Restate verbatim the lines between the one holding "What matplotlib code" and the one holding "plt.rcParams['font.family'] = ['Liberation", both included, and no others.

-------------------------

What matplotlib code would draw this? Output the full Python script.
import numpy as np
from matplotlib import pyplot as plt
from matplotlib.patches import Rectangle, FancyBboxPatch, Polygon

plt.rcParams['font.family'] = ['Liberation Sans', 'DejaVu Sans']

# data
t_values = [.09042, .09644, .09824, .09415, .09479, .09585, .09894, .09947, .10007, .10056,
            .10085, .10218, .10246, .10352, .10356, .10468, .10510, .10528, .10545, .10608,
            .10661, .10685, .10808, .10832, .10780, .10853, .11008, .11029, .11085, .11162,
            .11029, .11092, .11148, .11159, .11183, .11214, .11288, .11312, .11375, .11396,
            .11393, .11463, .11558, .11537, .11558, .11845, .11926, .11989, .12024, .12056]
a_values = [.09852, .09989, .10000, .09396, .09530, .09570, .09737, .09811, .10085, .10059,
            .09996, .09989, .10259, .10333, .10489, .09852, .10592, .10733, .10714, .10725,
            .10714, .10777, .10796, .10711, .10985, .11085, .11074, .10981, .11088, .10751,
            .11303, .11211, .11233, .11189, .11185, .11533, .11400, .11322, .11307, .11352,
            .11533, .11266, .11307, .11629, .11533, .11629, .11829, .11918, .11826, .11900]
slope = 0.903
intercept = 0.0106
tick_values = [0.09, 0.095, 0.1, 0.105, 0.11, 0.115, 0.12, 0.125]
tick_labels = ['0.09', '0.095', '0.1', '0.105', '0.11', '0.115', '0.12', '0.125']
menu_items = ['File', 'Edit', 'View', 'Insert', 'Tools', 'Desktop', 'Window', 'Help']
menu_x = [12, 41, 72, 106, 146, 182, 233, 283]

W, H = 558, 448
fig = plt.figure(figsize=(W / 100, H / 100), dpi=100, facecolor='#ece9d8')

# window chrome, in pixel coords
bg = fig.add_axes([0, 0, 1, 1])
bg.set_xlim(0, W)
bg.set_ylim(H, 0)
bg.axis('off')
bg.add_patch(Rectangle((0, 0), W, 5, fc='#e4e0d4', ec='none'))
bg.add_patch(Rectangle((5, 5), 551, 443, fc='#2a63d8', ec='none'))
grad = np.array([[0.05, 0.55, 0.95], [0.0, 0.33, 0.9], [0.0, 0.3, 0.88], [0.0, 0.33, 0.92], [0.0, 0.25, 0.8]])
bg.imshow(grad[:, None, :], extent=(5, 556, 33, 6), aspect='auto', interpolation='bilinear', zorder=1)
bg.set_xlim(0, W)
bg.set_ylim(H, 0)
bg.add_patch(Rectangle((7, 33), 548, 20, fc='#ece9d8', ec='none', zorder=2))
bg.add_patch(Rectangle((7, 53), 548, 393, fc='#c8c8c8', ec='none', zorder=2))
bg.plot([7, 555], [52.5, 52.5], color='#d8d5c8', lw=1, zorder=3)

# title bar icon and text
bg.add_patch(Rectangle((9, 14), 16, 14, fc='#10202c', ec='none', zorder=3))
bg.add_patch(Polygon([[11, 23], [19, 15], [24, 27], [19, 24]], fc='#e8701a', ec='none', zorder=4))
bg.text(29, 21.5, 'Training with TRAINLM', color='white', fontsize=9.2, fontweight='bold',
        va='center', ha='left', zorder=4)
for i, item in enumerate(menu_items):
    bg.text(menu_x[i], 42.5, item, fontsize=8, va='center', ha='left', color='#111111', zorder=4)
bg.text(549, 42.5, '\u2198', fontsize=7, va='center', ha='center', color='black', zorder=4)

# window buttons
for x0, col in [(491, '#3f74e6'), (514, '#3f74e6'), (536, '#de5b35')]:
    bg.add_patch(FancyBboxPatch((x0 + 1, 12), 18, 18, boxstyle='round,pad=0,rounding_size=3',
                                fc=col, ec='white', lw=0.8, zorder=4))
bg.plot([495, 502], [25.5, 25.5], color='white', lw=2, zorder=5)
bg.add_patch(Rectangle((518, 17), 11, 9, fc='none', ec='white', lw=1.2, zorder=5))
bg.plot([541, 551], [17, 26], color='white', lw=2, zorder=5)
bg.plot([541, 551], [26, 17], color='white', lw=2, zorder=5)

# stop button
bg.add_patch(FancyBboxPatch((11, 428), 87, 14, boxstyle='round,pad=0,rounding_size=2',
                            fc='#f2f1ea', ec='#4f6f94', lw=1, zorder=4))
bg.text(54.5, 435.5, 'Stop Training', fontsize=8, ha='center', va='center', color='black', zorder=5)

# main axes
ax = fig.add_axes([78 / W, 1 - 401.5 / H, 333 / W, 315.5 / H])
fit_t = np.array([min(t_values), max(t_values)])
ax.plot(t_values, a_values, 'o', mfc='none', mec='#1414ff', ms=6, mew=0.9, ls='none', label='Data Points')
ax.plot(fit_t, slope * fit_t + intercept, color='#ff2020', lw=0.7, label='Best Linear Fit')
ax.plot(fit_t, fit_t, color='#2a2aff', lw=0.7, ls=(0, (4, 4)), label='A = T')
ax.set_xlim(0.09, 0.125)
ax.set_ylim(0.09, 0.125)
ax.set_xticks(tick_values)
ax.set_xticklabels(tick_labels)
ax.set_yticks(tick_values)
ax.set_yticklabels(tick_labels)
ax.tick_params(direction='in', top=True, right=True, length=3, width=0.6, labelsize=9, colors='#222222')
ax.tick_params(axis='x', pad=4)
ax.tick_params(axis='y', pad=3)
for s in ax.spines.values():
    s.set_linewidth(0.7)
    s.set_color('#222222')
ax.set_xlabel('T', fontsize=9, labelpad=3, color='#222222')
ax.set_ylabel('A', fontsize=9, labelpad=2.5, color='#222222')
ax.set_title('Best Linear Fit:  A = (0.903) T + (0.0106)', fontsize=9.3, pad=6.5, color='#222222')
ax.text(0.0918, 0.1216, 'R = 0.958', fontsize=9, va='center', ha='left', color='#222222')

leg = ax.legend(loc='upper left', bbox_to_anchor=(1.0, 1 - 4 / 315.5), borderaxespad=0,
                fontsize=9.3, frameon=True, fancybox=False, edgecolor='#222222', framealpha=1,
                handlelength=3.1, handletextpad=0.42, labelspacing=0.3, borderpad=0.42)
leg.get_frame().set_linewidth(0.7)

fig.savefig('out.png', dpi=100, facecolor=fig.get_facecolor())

-------------------------

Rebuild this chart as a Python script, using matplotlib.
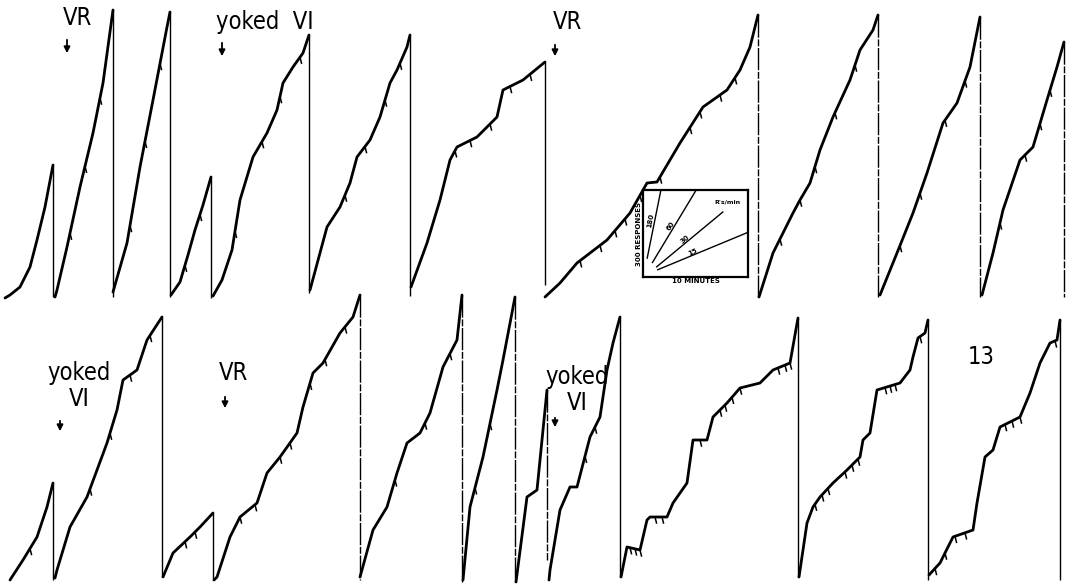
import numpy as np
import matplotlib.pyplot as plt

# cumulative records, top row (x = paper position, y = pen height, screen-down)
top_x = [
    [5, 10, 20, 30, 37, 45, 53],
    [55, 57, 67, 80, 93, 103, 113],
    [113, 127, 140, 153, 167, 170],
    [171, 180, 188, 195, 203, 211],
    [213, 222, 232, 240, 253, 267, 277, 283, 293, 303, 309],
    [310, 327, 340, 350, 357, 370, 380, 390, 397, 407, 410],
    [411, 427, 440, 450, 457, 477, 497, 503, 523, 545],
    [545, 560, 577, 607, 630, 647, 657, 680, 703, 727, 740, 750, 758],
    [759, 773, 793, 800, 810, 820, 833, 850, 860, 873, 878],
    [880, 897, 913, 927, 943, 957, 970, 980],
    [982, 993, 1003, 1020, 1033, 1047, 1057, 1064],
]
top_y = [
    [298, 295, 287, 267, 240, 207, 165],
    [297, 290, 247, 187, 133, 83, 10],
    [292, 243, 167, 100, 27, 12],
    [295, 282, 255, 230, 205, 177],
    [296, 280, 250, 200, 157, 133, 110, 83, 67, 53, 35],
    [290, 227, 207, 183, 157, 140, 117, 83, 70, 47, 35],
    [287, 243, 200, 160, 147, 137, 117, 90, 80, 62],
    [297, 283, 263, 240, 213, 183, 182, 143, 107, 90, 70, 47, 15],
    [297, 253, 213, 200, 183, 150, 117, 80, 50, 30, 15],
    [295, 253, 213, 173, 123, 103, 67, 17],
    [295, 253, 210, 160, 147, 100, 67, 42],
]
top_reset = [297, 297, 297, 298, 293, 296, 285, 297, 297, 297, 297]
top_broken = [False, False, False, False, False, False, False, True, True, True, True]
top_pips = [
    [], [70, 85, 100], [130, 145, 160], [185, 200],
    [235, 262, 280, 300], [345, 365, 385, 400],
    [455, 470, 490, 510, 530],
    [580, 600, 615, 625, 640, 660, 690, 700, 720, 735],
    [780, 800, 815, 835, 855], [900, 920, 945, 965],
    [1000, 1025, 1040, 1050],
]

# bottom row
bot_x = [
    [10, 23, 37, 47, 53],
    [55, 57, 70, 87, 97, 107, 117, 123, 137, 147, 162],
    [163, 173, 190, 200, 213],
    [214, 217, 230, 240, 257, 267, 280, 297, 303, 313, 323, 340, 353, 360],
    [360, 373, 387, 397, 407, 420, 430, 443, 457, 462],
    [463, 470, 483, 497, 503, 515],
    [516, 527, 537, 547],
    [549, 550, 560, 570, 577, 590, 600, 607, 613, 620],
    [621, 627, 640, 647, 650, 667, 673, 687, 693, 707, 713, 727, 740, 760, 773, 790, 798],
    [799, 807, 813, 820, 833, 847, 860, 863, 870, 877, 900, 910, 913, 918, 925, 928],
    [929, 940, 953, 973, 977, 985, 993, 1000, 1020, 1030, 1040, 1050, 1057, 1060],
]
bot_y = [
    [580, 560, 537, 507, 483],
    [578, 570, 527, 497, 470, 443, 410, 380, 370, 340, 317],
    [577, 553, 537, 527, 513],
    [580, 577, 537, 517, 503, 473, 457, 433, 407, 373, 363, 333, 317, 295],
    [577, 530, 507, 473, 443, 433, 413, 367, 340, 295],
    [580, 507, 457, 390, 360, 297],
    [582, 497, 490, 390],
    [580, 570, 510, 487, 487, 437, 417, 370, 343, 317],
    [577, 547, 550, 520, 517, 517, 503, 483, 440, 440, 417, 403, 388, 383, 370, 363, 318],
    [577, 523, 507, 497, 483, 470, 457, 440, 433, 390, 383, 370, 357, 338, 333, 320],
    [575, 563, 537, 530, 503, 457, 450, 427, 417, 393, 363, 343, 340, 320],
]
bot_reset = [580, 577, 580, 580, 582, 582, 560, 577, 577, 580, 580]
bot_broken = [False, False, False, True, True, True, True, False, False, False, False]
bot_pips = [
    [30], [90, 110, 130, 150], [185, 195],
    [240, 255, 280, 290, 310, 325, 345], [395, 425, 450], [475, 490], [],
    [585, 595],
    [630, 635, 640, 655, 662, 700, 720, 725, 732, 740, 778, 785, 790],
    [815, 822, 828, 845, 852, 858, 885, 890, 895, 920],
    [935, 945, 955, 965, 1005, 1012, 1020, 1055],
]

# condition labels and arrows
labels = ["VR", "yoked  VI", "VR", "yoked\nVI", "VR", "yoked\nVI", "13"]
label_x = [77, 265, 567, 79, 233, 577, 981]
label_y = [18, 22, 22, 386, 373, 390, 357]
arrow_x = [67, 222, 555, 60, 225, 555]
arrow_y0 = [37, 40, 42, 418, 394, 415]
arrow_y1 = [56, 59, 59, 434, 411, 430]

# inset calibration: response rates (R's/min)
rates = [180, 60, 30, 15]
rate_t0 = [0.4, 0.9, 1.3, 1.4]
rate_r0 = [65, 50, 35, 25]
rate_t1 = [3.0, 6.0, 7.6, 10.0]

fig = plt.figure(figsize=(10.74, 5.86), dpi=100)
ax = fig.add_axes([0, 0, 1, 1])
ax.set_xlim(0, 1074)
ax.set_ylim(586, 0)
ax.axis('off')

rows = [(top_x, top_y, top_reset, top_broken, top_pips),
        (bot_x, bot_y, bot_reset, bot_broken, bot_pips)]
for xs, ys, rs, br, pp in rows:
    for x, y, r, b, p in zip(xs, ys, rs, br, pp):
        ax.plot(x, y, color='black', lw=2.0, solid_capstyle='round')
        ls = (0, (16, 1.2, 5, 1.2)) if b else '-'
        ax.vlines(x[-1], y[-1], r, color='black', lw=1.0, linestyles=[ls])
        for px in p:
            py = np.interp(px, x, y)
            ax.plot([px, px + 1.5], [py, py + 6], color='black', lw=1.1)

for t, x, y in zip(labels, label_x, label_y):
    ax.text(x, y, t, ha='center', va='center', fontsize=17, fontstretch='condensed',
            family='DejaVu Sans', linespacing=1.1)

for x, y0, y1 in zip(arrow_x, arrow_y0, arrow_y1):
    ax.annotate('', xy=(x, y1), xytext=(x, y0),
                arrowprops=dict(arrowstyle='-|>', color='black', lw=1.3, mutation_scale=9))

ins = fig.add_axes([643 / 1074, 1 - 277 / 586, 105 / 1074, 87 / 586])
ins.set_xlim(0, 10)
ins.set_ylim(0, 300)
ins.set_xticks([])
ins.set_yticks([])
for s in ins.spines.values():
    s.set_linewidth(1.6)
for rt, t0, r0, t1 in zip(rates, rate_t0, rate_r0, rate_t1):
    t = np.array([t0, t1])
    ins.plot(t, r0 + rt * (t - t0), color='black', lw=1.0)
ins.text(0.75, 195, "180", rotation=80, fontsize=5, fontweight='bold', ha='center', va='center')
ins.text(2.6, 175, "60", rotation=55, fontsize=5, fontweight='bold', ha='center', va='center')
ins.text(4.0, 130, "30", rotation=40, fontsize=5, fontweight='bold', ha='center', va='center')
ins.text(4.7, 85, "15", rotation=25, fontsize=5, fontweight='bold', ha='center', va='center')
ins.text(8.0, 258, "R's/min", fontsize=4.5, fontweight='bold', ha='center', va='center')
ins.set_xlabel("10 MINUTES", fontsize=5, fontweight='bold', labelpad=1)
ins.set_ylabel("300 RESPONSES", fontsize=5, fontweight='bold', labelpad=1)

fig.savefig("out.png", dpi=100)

-------------------------

▶ **OUTPUT BELOW**:
What matplotlib code would draw this? Output the full Python script.
import numpy as np
from matplotlib import pyplot as plt
from matplotlib.patches import Rectangle, FancyBboxPatch, Polygon

plt.rcParams['font.family'] = ['Liberation Sans', 'DejaVu Sans']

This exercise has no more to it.